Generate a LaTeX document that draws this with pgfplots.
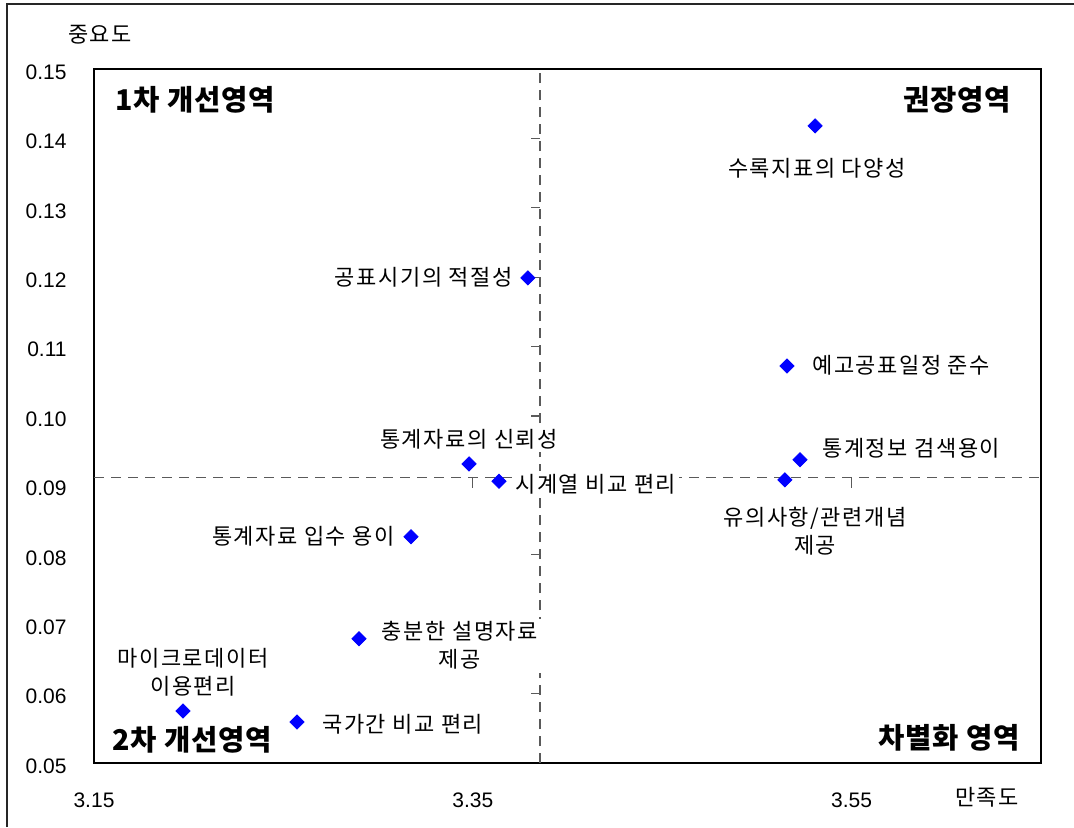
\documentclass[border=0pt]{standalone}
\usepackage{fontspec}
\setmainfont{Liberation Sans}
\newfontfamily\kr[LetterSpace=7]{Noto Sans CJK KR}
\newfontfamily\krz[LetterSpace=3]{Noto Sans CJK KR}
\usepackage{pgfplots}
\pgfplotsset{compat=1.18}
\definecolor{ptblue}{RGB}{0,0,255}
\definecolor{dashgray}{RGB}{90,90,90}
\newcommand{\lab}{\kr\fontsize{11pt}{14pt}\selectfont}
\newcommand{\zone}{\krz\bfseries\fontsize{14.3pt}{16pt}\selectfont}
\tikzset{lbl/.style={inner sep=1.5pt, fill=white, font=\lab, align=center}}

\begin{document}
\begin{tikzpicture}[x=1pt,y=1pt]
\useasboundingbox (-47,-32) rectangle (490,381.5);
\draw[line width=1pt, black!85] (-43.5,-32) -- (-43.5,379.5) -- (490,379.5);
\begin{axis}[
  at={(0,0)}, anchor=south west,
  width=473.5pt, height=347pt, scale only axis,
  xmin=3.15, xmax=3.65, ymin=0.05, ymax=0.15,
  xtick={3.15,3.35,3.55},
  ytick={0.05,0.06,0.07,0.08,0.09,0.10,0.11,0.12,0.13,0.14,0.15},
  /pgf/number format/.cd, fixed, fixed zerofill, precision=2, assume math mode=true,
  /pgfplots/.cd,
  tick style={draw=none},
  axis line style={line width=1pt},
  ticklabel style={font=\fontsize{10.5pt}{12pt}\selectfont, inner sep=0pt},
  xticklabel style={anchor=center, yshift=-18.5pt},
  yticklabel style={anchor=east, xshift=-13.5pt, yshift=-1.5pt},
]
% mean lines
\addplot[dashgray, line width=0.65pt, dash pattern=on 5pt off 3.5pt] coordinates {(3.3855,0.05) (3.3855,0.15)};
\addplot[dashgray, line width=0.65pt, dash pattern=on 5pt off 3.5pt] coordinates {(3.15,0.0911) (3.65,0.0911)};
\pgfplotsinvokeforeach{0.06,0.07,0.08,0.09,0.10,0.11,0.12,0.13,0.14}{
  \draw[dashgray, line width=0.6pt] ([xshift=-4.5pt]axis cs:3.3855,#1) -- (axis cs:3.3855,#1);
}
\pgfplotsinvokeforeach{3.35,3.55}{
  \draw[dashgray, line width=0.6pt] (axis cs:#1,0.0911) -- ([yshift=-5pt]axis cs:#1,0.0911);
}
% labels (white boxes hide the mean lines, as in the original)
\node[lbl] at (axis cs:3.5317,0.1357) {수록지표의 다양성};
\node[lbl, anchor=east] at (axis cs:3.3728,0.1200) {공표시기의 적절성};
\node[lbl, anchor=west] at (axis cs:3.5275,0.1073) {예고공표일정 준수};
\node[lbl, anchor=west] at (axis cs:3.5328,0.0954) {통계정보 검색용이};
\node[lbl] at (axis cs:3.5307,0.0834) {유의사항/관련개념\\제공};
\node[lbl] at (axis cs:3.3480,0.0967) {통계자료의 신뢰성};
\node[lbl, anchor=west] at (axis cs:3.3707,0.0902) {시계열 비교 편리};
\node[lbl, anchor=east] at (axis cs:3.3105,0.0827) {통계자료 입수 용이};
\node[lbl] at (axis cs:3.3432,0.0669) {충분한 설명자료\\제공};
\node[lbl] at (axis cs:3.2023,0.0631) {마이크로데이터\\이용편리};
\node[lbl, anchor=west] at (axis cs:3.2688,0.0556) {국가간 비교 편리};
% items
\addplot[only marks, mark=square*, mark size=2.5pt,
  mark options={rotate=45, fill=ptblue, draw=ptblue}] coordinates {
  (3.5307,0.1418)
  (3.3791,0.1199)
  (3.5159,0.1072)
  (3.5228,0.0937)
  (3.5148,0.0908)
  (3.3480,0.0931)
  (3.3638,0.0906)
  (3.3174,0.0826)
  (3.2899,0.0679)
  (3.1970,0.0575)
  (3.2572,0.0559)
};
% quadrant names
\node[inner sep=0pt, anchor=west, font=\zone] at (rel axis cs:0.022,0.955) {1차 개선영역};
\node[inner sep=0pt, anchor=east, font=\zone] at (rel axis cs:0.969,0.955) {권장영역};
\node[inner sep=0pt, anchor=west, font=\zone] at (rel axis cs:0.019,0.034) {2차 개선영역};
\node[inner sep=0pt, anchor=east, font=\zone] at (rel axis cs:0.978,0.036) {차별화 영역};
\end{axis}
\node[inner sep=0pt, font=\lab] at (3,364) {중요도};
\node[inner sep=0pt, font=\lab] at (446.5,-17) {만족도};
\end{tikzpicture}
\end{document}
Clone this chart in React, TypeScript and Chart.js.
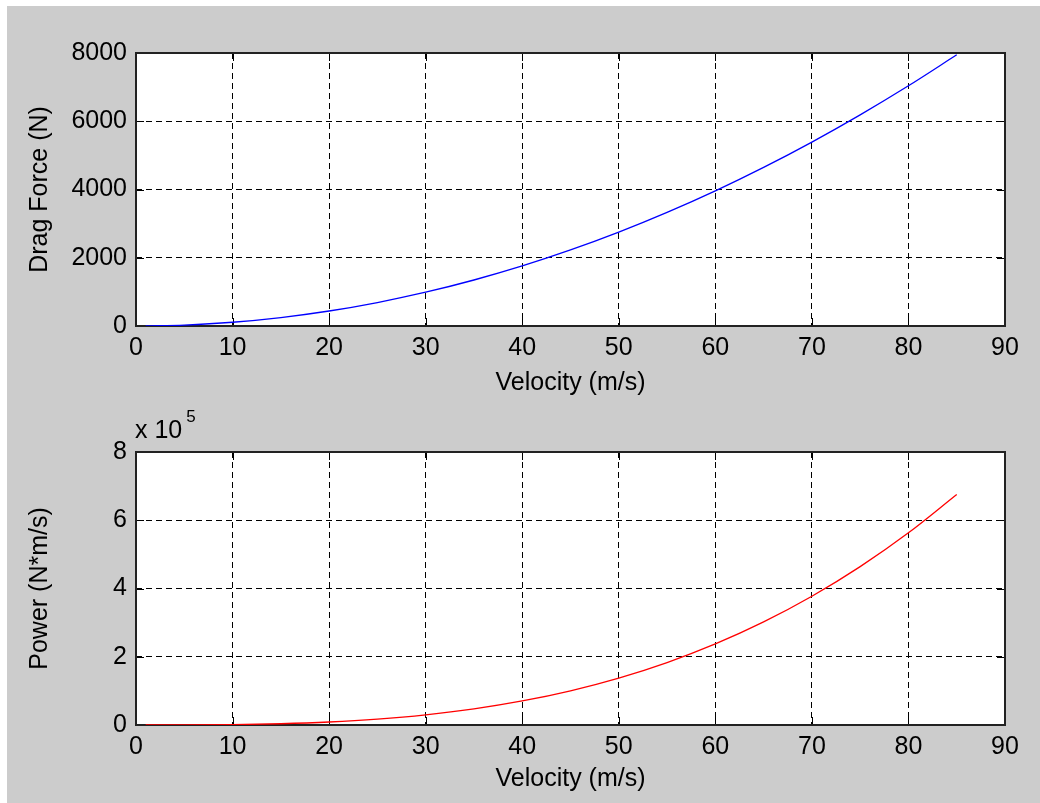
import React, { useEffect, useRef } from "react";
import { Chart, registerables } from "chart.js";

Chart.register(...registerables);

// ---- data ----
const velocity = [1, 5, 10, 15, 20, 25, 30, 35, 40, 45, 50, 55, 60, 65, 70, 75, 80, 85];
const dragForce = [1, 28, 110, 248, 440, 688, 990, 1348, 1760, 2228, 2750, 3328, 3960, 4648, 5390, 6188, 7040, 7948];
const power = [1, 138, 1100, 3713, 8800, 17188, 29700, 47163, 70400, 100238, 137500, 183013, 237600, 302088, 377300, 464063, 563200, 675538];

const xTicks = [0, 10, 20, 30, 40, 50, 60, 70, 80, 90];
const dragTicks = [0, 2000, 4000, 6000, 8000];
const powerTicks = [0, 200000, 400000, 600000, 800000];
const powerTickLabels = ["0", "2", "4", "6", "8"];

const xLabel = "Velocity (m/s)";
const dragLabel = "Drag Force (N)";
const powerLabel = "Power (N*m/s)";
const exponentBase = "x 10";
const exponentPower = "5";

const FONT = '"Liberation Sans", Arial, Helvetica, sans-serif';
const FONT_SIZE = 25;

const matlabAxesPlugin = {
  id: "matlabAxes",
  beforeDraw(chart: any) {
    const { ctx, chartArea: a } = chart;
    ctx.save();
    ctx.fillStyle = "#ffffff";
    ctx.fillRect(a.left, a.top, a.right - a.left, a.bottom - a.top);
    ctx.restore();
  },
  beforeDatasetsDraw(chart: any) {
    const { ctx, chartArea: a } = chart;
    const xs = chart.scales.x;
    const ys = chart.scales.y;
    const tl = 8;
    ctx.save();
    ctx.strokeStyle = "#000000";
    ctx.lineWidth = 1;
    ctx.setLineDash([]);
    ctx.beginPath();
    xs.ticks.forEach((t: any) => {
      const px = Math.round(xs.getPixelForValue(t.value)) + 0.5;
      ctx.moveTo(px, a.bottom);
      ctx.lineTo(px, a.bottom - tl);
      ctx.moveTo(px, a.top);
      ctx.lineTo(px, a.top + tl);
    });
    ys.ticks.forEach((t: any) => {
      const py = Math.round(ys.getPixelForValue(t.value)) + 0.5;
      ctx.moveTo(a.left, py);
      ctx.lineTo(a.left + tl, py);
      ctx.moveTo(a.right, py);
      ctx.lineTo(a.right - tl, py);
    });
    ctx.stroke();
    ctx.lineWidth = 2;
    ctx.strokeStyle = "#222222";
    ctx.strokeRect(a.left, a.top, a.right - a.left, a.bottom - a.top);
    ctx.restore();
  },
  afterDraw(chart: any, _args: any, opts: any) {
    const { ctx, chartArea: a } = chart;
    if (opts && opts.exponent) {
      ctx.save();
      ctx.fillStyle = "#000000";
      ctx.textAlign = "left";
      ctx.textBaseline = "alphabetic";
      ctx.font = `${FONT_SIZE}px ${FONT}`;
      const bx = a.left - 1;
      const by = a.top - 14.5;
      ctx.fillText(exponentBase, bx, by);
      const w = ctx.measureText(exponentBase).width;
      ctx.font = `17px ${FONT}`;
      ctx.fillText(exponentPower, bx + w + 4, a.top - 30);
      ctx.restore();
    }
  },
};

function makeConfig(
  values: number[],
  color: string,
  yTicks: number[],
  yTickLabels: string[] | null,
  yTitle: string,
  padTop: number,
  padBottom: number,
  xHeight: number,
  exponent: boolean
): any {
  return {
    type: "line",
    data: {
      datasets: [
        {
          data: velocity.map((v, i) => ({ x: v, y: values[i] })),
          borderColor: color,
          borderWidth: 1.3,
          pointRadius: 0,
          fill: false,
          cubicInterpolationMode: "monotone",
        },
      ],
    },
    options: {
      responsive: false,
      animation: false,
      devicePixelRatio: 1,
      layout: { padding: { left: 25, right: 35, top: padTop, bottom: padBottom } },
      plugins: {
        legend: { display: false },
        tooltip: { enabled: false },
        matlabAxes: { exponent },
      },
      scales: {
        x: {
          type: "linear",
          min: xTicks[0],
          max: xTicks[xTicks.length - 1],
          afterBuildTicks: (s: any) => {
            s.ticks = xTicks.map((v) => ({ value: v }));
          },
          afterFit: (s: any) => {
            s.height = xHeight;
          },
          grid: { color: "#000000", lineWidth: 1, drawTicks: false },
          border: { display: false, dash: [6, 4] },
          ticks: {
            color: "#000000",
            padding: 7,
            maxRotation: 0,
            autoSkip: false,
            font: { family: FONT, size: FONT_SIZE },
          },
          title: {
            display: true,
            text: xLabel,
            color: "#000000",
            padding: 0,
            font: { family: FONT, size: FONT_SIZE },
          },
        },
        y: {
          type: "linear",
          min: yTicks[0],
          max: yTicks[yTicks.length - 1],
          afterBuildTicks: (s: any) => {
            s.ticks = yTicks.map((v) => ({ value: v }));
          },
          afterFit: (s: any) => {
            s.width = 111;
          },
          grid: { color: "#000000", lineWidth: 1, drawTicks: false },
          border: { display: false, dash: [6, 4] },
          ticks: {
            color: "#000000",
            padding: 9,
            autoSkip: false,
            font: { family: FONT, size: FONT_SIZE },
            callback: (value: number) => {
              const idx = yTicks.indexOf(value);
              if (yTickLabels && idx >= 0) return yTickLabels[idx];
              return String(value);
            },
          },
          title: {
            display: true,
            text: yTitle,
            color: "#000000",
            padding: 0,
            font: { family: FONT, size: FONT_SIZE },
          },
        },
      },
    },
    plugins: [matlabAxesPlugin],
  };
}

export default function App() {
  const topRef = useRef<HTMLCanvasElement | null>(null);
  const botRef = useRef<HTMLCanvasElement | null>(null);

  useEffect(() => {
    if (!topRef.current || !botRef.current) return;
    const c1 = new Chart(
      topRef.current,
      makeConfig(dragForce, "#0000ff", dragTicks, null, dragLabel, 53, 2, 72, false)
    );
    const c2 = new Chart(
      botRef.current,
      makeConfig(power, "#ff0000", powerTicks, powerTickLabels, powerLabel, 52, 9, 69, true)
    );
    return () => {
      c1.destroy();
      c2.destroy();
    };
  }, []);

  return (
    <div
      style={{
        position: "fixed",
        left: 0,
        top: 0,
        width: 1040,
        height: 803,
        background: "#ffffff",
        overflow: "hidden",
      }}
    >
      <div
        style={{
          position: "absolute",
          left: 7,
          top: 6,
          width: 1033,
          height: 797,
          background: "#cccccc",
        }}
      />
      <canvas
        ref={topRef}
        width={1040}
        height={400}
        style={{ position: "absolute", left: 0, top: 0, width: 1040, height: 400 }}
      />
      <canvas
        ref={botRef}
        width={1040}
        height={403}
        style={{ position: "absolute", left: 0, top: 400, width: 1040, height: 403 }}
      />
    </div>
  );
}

-----

* **WHAT YOU NEED TO DO**
Write out the lines beginning with the one that contains "Clone this chart" and ending with the one that contains "const FONT_SIZE = 25;", exactly as given. Leave pictures out.

* **OUTPUT OF THE TASK**
Clone this chart in React, TypeScript and Chart.js.
import React, { useEffect, useRef } from "react";
import { Chart, registerables } from "chart.js";

Chart.register(...registerables);

// ---- data ----
const velocity = [1, 5, 10, 15, 20, 25, 30, 35, 40, 45, 50, 55, 60, 65, 70, 75, 80, 85];
const dragForce = [1, 28, 110, 248, 440, 688, 990, 1348, 1760, 2228, 2750, 3328, 3960, 4648, 5390, 6188, 7040, 7948];
const power = [1, 138, 1100, 3713, 8800, 17188, 29700, 47163, 70400, 100238, 137500, 183013, 237600, 302088, 377300, 464063, 563200, 675538];

const xTicks = [0, 10, 20, 30, 40, 50, 60, 70, 80, 90];
const dragTicks = [0, 2000, 4000, 6000, 8000];
const powerTicks = [0, 200000, 400000, 600000, 800000];
const powerTickLabels = ["0", "2", "4", "6", "8"];

const xLabel = "Velocity (m/s)";
const dragLabel = "Drag Force (N)";
const powerLabel = "Power (N*m/s)";
const exponentBase = "x 10";
const exponentPower = "5";

const FONT = '"Liberation Sans", Arial, Helvetica, sans-serif';
const FONT_SIZE = 25;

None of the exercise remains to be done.